> _What the exercise asks_
Return only the lines from the top of the data down to the one that holds "const snr = [0, 5, 10, 15, 20, 25, 30];", both included, without any pictures.

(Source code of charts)
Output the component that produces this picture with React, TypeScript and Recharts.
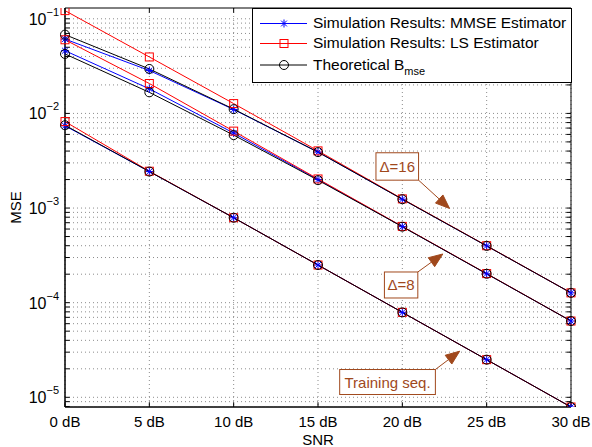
import React from "react";
import {
  CartesianGrid,
  Line,
  LineChart,
  ReferenceArea,
  ReferenceDot,
  ReferenceLine,
  XAxis,
  YAxis,
} from "recharts";

const FONT = '"Liberation Sans", Arial, Helvetica, sans-serif';
const BROWN = "#a0481c";
const GRID = "#8c8c8c";

const snr = [0, 5, 10, 15, 20, 25, 30];

// delta = 16
const mmse16 = [0.061, 0.0284, 0.011, 0.0039, 0.00124, 0.000398, 0.000127];
const ls16 = [0.122, 0.0395, 0.0127, 0.00402, 0.00125, 0.0004, 0.000127];
const theory16 = [0.068, 0.0295, 0.0111, 0.0039, 0.00124, 0.000398, 0.000127];

// delta = 8
const mmse8 = [0.046, 0.0182, 0.0062, 0.002, 0.000637, 0.000202, 0.000064];
const ls8 = [0.06, 0.0207, 0.0065, 0.00203, 0.00064, 0.000203, 0.000064];
const theory8 = [0.0425, 0.0167, 0.0059, 0.00197, 0.000635, 0.000202, 0.000064];

// training sequence
const mmseTr = [0.0074, 0.00243, 0.00079, 0.00025, 0.000079, 0.000025, 0.0000079];
const lsTr = [0.0082, 0.00245, 0.00079, 0.00025, 0.000079, 0.000025, 0.0000079];
const theoryTr = [0.0075, 0.00243, 0.00079, 0.00025, 0.000079, 0.000025, 0.0000079];

const xTicks = [0, 5, 10, 15, 20, 25, 30];
const yTicks = [1e-5, 1e-4, 1e-3, 1e-2, 1e-1];
const Y_MIN = 7.9e-6;
const Y_MAX = 0.13;

const data = snr.map((s, i) => ({
  snr: s,
  mmse16: mmse16[i],
  ls16: ls16[i],
  theory16: theory16[i],
  mmse8: mmse8[i],
  ls8: ls8[i],
  theory8: theory8[i],
  mmseTr: mmseTr[i],
  lsTr: lsTr[i],
  theoryTr: theoryTr[i],
}));

// minor log grid lines (2..9 x 10^n) inside the axis range
const minorGrid: number[] = [];
for (let e = -6; e <= -1; e++) {
  for (let m = 2; m <= 9; m++) {
    const v = m * Math.pow(10, e);
    if (v > Y_MIN && v < Y_MAX) minorGrid.push(v);
  }
}

function Star({ cx, cy }: { cx: number; cy: number }) {
  const r = 4;
  const d = r * 0.72;
  return (
    <g stroke="#0000ff" strokeWidth={1}>
      <line x1={cx - r} y1={cy} x2={cx + r} y2={cy} />
      <line x1={cx} y1={cy - r} x2={cx} y2={cy + r} />
      <line x1={cx - d} y1={cy - d} x2={cx + d} y2={cy + d} />
      <line x1={cx - d} y1={cy + d} x2={cx + d} y2={cy - d} />
    </g>
  );
}

function Square({ cx, cy }: { cx: number; cy: number }) {
  return <rect x={cx - 4} y={cy - 4} width={8} height={8} fill="none" stroke="#ff0000" strokeWidth={1} />;
}

function Circle({ cx, cy }: { cx: number; cy: number }) {
  return <circle cx={cx} cy={cy} r={4.5} fill="none" stroke="#000" strokeWidth={1} />;
}

const starDot = (p: any) => <Star key={p.index} cx={p.cx} cy={p.cy} />;
const squareDot = (p: any) => <Square key={p.index} cx={p.cx} cy={p.cy} />;
const circleDot = (p: any) => <Circle key={p.index} cx={p.cx} cy={p.cy} />;

function PowTick({ x, y, payload }: any) {
  const exp = Math.round(Math.log10(payload.value));
  return (
    <text x={x} y={y} dy={6} textAnchor="end" fontSize={16} fontFamily={FONT} fill="#000">
      10
      <tspan dy={-9} fontSize={11}>{`\u2212${-exp}`}</tspan>
    </text>
  );
}

function Callout({
  cx,
  cy,
  text,
  box,
  start,
}: {
  cx: number;
  cy: number;
  text: string;
  box: [number, number, number, number];
  start: [number, number];
}) {
  const [l, t, r, b] = box;
  const sx = cx + start[0];
  const sy = cy + start[1];
  const dx = cx - sx;
  const dy = cy - sy;
  const len = Math.sqrt(dx * dx + dy * dy);
  const ux = dx / len;
  const uy = dy / len;
  const head = 14;
  const half = 5.5;
  const bx = cx - ux * head;
  const by = cy - uy * head;
  const pts = `${cx},${cy} ${bx - uy * half},${by + ux * half} ${bx + uy * half},${by - ux * half}`;
  return (
    <g>
      <line x1={sx} y1={sy} x2={bx} y2={by} stroke={BROWN} strokeWidth={1} />
      <polygon points={pts} fill={BROWN} stroke={BROWN} />
      <rect x={cx + l} y={cy + t} width={r - l} height={b - t} fill="#fff" stroke={BROWN} strokeWidth={1} />
      <text
        x={cx + (l + r) / 2}
        y={cy + (t + b) / 2}
        dy={5.5}
        textAnchor="middle"
        fontSize={15}
        fontFamily={FONT}
        fill={BROWN}
      >
        {text}
      </text>
    </g>
  );
}

function LegendBox() {
  const rows = [
    { y: 14.5, color: "#0000ff", marker: "star", label: "Simulation Results: MMSE Estimator" },
    { y: 34.5, color: "#ff0000", marker: "square", label: "Simulation Results: LS Estimator" },
    { y: 56, color: "#000000", marker: "circle", label: "Theoretical B" },
  ];
  return (
    <div
      style={{
        position: "absolute",
        left: 252,
        top: 8,
        width: 320,
        height: 75,
        boxSizing: "border-box",
        border: "1px solid #000",
        background: "#fff",
      }}
    >
      <svg width={318} height={73}>
        {rows.map((row) => (
          <g key={row.label}>
            <line x1={7} y1={row.y} x2={54} y2={row.y} stroke={row.color} strokeWidth={1} />
            {row.marker === "star" && <Star cx={31} cy={row.y} />}
            {row.marker === "square" && <Square cx={31} cy={row.y} />}
            {row.marker === "circle" && <Circle cx={31} cy={row.y} />}
            <text x={60} y={row.y - 1} dy={5.5} fontSize={15.5} fontFamily={FONT} fill="#000">
              {row.label}
              {row.marker === "circle" && (
                <tspan dy={5} fontSize={11}>
                  mse
                </tspan>
              )}
            </text>
          </g>
        ))}
      </svg>
    </div>
  );
}

const series = [
  { key: "mmse16", color: "#0000ff", dot: starDot },
  { key: "mmse8", color: "#0000ff", dot: starDot },
  { key: "mmseTr", color: "#0000ff", dot: starDot },
  { key: "ls16", color: "#ff0000", dot: squareDot },
  { key: "ls8", color: "#ff0000", dot: squareDot },
  { key: "lsTr", color: "#ff0000", dot: squareDot },
  { key: "theory16", color: "#000000", dot: circleDot },
  { key: "theory8", color: "#000000", dot: circleDot },
  { key: "theoryTr", color: "#000000", dot: circleDot },
];

// inward tick marks on all four sides (MATLAB box style)
const LOG_TICK = 0.05;
const yTickMarks = yTicks.concat(minorGrid);

export default function App() {
  return (
    <div style={{ position: "absolute", left: 0, top: 0, width: 592, height: 447, background: "#fff" }}>
      <LineChart width={592} height={447} data={data} margin={{ top: 8, right: 21, left: 0, bottom: 0 }}>
        <CartesianGrid horizontal={false} stroke={GRID} strokeDasharray="1 3" />
        {yTicks.concat(minorGrid).map((v) => (
          <ReferenceLine key={v} y={v} stroke={GRID} strokeDasharray="1 3" />
        ))}
        {yTickMarks.map((v) => (
          <ReferenceLine
            key={`l${v}`}
            segment={[
              { x: 0, y: v },
              { x: 0.28, y: v },
            ]}
            stroke="#000"
          />
        ))}
        {yTickMarks.map((v) => (
          <ReferenceLine
            key={`r${v}`}
            segment={[
              { x: 29.72, y: v },
              { x: 30, y: v },
            ]}
            stroke="#000"
          />
        ))}
        {xTicks.map((v) => (
          <ReferenceLine
            key={`b${v}`}
            segment={[
              { x: v, y: Y_MIN },
              { x: v, y: Y_MIN * Math.pow(10, LOG_TICK) },
            ]}
            stroke="#000"
          />
        ))}
        {xTicks.map((v) => (
          <ReferenceLine
            key={`t${v}`}
            segment={[
              { x: v, y: Y_MAX / Math.pow(10, LOG_TICK) },
              { x: v, y: Y_MAX },
            ]}
            stroke="#000"
          />
        ))}
        <XAxis
          dataKey="snr"
          type="number"
          domain={[0, 30]}
          ticks={xTicks}
          tickFormatter={(v: number) => `${v} dB`}
          tick={{ fontSize: 15, fontFamily: FONT, fill: "#000" }}
          tickSize={0}
          tickMargin={9}
          height={40}
          axisLine={{ stroke: "#000" }}
          label={{
            content: ({ viewBox }: any) => (
              <text
                x={viewBox.x + viewBox.width / 2}
                y={viewBox.y + 38}
                textAnchor="middle"
                fontSize={15}
                fontFamily={FONT}
                fill="#000"
              >
                SNR
              </text>
            ),
          }}
        />
        <YAxis
          scale="log"
          type="number"
          domain={[Y_MIN, Y_MAX]}
          allowDataOverflow
          ticks={yTicks}
          tick={<PowTick />}
          tickSize={0}
          tickMargin={6}
          width={65}
          axisLine={{ stroke: "#000" }}
          label={{
            content: ({ viewBox }: any) => (
              <text
                x={viewBox.x + 15}
                y={viewBox.y + viewBox.height / 2}
                transform={`rotate(-90 ${viewBox.x + 15} ${viewBox.y + viewBox.height / 2})`}
                textAnchor="middle"
                dy={5.5}
                fontSize={15}
                fontFamily={FONT}
                fill="#000"
              >
                MSE
              </text>
            ),
          }}
        />
        <ReferenceArea x1={0} x2={30} y1={Y_MIN} y2={Y_MAX} fill="none" stroke="#000" strokeWidth={1} />
        {series.map((s) => (
          <Line
            key={s.key}
            dataKey={s.key}
            stroke={s.color}
            strokeWidth={1}
            dot={s.dot}
            activeDot={false}
            isAnimationActive={false}
          />
        ))}
        <ReferenceDot
          x={22.8}
          y={9.9e-4}
          r={0}
          ifOverflow="visible"
          shape={(p: any) => (
            <Callout cx={p.cx} cy={p.cy} text={"\u0394=16"} box={[-73.6, -55.7, -31, -28.3]} start={[-31, -28.3]} />
          )}
        />
        <ReferenceDot
          x={22.4}
          y={3.27e-4}
          r={0}
          ifOverflow="visible"
          shape={(p: any) => (
            <Callout cx={p.cx} cy={p.cy} text={"\u0394=8"} box={[-58.4, 18, -25, 44]} start={[-25, 18]} />
          )}
        />
        <ReferenceDot
          x={23.4}
          y={3.07e-5}
          r={0}
          ifOverflow="visible"
          shape={(p: any) => (
            <Callout cx={p.cx} cy={p.cy} text="Training seq." box={[-120, 18.3, -24.3, 43.3]} start={[-24.3, 18.3]} />
          )}
        />
      </LineChart>
      <LegendBox />
    </div>
  );
}
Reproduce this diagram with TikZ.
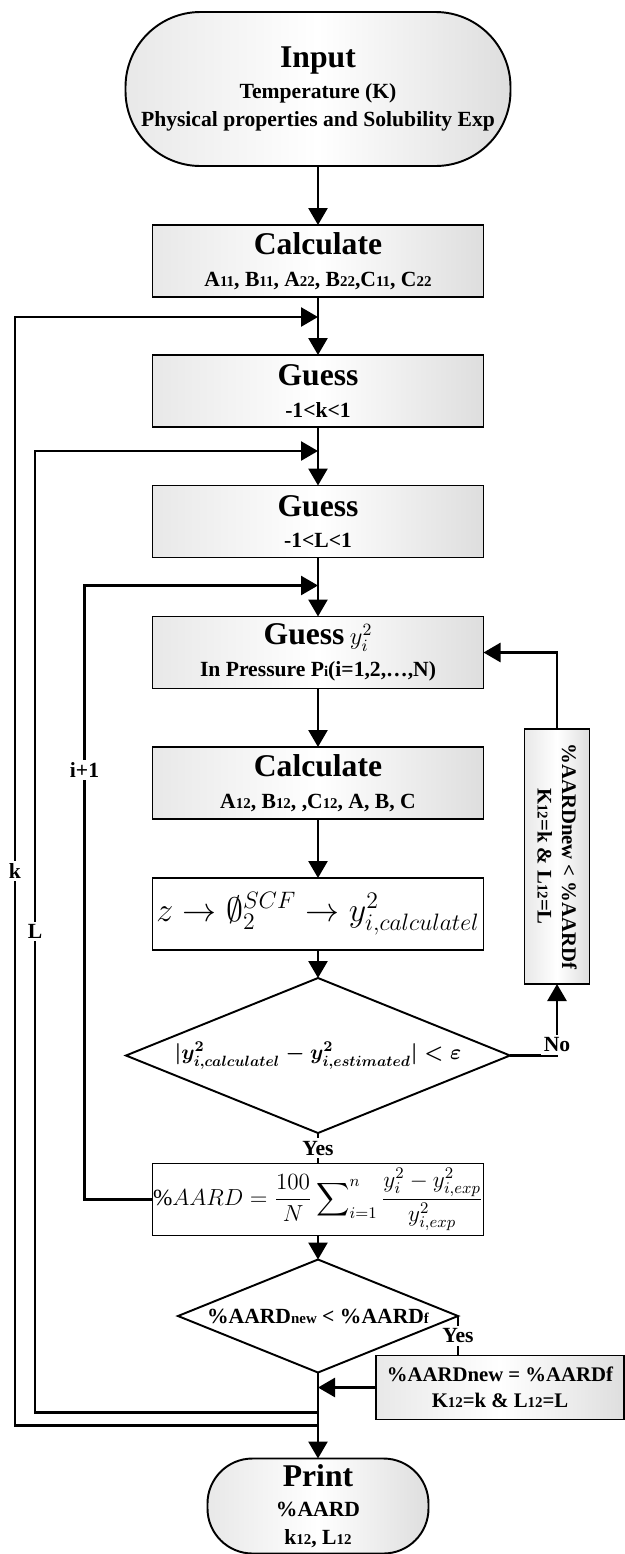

> _Correct result_
Output the component that produces this picture with React, TypeScript and Recharts.
import React from "react";
import {
  CartesianGrid,
  Line,
  LineChart,
  ReferenceArea,
  ReferenceDot,
  ReferenceLine,
  XAxis,
  YAxis,
} from "recharts";

const FONT = '"Liberation Sans", Arial, Helvetica, sans-serif';
const BROWN = "#a0481c";
const GRID = "#8c8c8c";

const snr = [0, 5, 10, 15, 20, 25, 30];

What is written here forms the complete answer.